Turning Tears Of Guilt Into Tears Of Joy
Then Peter remembered the word Jesus had spoken: “Before the rooster crows, you will disown me three times.” And he went outside and wept bitterly.
Matthew 26:75
You have failed someone who was counting on you. Guilt is written all over your face. You lower your head in shame and remorse.
Guilty! That’s the unspoken verdict for many individuals who have faced failure in the service of the Lord. But as the apostle Peter discovered and as Hannah Whitall Smith describes, God’s forgiveness is as near as a prayer.
WALK WITH HANNAH WHITALL SMITH
“A little girl once asked if the Lord Jesus always forgave us for our sins as soon as we asked him, and I had said, ‘Yes, of course he does.’
“ ‘Just as soon?’ she repeated doubtfully. ‘Yes,’ I replied, ‘the minute we ask, he forgives us.’
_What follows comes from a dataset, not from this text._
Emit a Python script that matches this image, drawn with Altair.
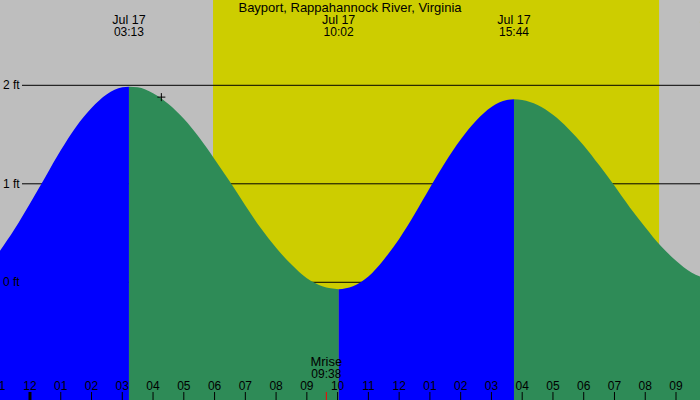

“ ‘Well, I cannot believe that,’ she replied deliberately. ‘I should think he would make us feel sorry for two or three days first. And then I think he would make us ask him a great many times, and not just in common talk. And I believe that is the way he does, and you need not try to make me think he forgives me right at once, no matter what the Bible says.’
“She only said what many Christians think, and what is worse, what a great many Christians act on, for then the emotions of discouragement and remorse make them feel further from God than their sin would have done.”
WALK CLOSER TO GOD
When you can no longer lift guilty eyes to God, you can be certain that God is still looking at you. Not with the peeved expression of an irritated parent, but with compassion, love and tenderness.
When you least expect him to forgive, he reaches out in grace—reminding you that you are his own, wiping away the tears of remorse, encouraging you to try again.
If your eyes are clouded with tears of guilt and failure today, run to your Father’s waiting arms. He’s ready to turn your weeping into tears of joy.